Umpqua is “feeling around, looking for something that will set them apart,” offers Robert Passikoff, president of BrandKeys Inc., a brand engagement consultancy based in New York. However, “if you dress it differently and make it far more experiential, are you going to bond people? No. Will it differentiate you from [a bank that] has lines at the tellers and an inability to get you to an ATM? It goes to the heart of how people plan,” Passikoff says.
For those banks that ask consumers if they’d like comfy chairs, a cup of coffee, kiosks where they can check their e-mail and current interest rates on credit cards, they’ll receive answers in the affirmative. “But there is nothing in the drivers of retail banking relationships that exceeds the expectations of customers in a down home, hunky-dory place,” he says. “Finance is finance. Most people are looking for a wide range of financial products with decent prices, convenience, customer service, a sense of privacy and intelligence when it comes to their money.”
He says Washington Mutual recognized this and reverted to promotions and other common competitive tactics after years of investment in its Occasio retail concept, itself complete with khaki-clad concierges, tellers that stand elbow to elbow with customers to view account activity and kids’ play areas with books and video games. However, the Seattle-based bank contends that recent freebies haven’t replaced Occasio as a strategy. Two-thirds of its 2,140 branches retain the retail feel introduced in 2000 and patented four years later.

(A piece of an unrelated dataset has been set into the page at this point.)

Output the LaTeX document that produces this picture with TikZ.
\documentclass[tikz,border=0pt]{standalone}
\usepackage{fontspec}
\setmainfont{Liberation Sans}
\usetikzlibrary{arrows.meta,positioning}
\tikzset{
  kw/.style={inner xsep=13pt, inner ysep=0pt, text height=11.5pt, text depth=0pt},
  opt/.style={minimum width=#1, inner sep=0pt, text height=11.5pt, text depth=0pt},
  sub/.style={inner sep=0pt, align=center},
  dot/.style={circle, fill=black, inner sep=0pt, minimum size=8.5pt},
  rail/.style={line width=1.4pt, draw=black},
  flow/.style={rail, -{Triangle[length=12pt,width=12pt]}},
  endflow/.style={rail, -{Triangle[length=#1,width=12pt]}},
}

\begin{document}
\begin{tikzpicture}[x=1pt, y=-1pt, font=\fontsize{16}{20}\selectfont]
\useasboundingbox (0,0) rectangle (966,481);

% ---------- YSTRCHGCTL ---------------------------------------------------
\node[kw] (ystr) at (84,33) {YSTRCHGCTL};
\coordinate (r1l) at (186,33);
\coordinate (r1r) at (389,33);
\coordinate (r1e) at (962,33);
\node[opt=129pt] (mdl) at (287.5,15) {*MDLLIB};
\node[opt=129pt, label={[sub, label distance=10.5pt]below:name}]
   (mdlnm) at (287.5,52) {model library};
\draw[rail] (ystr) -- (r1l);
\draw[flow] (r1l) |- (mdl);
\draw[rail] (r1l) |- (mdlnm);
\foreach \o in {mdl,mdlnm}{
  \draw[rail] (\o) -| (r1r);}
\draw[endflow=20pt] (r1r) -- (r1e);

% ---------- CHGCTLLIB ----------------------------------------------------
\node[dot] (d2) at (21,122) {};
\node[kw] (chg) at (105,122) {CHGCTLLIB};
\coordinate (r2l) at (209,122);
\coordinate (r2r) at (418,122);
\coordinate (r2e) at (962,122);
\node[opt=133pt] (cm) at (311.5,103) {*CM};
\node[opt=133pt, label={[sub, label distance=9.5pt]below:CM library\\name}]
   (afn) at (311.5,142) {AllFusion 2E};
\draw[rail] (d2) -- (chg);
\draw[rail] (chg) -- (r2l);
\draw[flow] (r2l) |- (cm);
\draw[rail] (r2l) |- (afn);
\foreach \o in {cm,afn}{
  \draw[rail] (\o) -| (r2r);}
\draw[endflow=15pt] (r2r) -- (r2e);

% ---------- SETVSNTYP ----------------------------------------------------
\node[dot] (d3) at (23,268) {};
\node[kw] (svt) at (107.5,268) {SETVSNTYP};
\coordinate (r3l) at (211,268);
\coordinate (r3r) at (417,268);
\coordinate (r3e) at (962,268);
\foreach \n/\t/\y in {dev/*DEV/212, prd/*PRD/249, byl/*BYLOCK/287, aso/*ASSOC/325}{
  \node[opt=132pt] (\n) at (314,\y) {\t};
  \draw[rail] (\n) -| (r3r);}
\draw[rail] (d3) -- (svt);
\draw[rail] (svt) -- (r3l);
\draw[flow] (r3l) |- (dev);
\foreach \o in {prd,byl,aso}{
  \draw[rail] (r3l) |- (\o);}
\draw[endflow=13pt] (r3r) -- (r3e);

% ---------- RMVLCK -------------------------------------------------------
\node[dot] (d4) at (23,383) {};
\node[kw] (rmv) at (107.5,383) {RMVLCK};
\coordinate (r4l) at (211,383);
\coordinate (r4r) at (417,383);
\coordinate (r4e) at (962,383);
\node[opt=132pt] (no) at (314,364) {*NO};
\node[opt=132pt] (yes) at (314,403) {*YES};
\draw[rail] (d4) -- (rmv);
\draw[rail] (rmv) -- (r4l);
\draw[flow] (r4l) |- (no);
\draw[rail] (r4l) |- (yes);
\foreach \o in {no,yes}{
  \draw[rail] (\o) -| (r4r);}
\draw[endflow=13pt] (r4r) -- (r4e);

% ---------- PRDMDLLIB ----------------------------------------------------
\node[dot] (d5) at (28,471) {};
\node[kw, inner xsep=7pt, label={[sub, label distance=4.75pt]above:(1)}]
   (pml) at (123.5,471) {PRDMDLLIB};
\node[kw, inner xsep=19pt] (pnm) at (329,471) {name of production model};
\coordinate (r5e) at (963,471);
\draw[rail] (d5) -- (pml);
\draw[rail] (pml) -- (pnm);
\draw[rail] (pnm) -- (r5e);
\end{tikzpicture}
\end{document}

“The stores complement our customer base — the middle-market consumer. The strategy has done very well,” says Mary Kelley, vice president, consumer group public relations. WaMu retail banking grew 23 percent between between year end 2004 and year end 2005, reflecting an increase in the number of households served and product cross sales. At the end of 2004, the average WaMu customer household had 5.85 bank products. A year later, that was up to 6.31.

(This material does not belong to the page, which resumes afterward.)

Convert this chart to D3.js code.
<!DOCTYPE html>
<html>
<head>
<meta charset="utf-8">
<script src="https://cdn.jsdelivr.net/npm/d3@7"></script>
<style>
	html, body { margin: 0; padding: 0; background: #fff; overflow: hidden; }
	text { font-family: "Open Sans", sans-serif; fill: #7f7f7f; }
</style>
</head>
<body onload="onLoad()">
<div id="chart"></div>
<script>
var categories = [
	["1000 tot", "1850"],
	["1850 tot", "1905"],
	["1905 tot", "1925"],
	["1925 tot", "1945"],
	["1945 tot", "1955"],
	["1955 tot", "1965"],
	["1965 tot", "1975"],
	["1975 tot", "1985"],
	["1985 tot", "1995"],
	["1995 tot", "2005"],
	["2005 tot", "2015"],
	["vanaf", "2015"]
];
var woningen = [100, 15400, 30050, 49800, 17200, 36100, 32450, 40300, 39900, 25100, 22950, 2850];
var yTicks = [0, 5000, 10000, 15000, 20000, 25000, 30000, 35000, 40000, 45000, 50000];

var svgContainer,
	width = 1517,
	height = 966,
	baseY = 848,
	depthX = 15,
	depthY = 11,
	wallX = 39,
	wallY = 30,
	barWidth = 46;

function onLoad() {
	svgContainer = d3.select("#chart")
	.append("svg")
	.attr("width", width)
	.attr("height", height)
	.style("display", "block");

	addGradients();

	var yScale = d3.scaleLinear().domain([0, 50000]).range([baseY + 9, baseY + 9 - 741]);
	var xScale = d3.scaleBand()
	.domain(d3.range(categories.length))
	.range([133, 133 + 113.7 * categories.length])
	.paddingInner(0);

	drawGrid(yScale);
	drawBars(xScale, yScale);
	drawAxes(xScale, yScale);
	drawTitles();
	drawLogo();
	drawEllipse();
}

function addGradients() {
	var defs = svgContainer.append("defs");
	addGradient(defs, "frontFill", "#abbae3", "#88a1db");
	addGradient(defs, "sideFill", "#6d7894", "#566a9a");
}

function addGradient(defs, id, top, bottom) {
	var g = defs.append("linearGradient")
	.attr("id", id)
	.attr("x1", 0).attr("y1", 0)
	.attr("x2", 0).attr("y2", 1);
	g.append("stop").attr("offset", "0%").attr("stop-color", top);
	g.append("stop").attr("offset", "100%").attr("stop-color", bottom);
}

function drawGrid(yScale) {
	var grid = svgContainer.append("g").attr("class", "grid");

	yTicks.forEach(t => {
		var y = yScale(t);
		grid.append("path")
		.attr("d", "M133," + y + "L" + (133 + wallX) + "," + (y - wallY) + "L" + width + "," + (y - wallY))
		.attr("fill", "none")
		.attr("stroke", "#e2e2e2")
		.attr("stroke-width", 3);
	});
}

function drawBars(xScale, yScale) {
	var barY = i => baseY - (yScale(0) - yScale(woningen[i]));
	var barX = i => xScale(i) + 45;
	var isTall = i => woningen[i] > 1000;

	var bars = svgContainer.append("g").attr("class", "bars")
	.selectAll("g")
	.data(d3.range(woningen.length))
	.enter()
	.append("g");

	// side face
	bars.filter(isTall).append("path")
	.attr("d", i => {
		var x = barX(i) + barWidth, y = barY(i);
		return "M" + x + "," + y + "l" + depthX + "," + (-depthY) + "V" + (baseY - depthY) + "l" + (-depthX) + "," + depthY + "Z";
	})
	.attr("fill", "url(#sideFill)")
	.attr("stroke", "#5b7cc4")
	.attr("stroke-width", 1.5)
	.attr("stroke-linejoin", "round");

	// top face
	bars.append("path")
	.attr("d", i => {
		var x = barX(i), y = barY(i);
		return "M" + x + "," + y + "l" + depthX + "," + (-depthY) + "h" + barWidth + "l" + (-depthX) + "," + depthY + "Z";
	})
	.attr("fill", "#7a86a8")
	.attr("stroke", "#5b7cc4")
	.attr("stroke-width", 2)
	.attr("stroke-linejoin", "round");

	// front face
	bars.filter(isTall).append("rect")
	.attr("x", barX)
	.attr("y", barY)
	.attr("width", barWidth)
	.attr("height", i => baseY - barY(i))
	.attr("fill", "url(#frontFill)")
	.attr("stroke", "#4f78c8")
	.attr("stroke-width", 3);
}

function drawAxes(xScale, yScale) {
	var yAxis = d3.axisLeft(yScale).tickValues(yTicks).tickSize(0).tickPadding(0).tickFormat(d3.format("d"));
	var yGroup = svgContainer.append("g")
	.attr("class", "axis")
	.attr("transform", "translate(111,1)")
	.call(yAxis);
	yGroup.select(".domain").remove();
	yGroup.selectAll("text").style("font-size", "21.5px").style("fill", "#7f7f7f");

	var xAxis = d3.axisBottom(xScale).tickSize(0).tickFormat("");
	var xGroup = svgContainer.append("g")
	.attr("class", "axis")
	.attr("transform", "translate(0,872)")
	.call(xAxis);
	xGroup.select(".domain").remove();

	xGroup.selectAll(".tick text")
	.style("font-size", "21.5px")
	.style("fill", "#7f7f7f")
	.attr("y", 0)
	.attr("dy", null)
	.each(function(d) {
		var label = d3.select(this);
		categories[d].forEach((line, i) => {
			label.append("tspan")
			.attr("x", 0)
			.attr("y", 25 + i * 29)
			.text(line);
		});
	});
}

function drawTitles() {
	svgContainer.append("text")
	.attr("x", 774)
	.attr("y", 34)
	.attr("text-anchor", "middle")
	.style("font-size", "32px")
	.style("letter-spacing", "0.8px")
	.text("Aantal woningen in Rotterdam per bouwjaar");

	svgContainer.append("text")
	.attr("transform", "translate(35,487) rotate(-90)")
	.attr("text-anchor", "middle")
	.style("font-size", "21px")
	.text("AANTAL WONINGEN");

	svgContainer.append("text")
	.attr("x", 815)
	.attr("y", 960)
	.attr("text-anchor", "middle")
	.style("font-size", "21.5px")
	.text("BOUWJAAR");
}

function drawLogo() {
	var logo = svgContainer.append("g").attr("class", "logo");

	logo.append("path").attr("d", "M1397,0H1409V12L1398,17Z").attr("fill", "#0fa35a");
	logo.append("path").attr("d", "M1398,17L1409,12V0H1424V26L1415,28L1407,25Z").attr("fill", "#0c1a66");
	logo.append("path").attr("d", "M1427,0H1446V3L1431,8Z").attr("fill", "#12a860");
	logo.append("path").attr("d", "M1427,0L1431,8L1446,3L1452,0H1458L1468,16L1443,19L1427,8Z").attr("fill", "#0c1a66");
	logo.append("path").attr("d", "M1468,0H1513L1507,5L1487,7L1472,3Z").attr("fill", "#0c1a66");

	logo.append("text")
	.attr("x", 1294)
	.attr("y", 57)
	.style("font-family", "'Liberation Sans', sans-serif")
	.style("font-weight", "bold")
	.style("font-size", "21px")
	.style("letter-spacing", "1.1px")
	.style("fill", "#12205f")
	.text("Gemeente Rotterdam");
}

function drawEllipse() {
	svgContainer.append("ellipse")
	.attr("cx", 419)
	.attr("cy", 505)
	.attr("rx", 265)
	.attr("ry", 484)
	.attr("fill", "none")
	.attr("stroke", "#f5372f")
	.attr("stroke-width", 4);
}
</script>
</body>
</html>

Retail Banking Ripe for Change
Umpqua’s success, too, is hard to ignore. Some branches have exceeded annual deposit expectations for Year One in just two months, and the neighborhood store in Bend has generated $72 million in deposits in just 18 months. In the 1995 trial, Umpqua was third in market share in the area of the test store. Within two years, it was ahead of both its competitors.
“We need to be competitive,” and the strategy gap is shrinking, Hayward says. “Bank products and services are a commodity essentially, so if you want to differentiate yourself, you have to find a different way to do it. On the non-financial side, there’s more interest in things that make a difference in people’s lives.”
By opening in heavy-traffic neighborhoods, banks also can generate additional revenue by selling alternative, non-banking products and services, Capizzi agrees. “It’s convenient for customers, and it drives people inside,” he says. “They might ask about additional bank products; they might interact.”
“We have to look for ways to expand, evolve, revolutionize, change entirely,” Hayward concludes.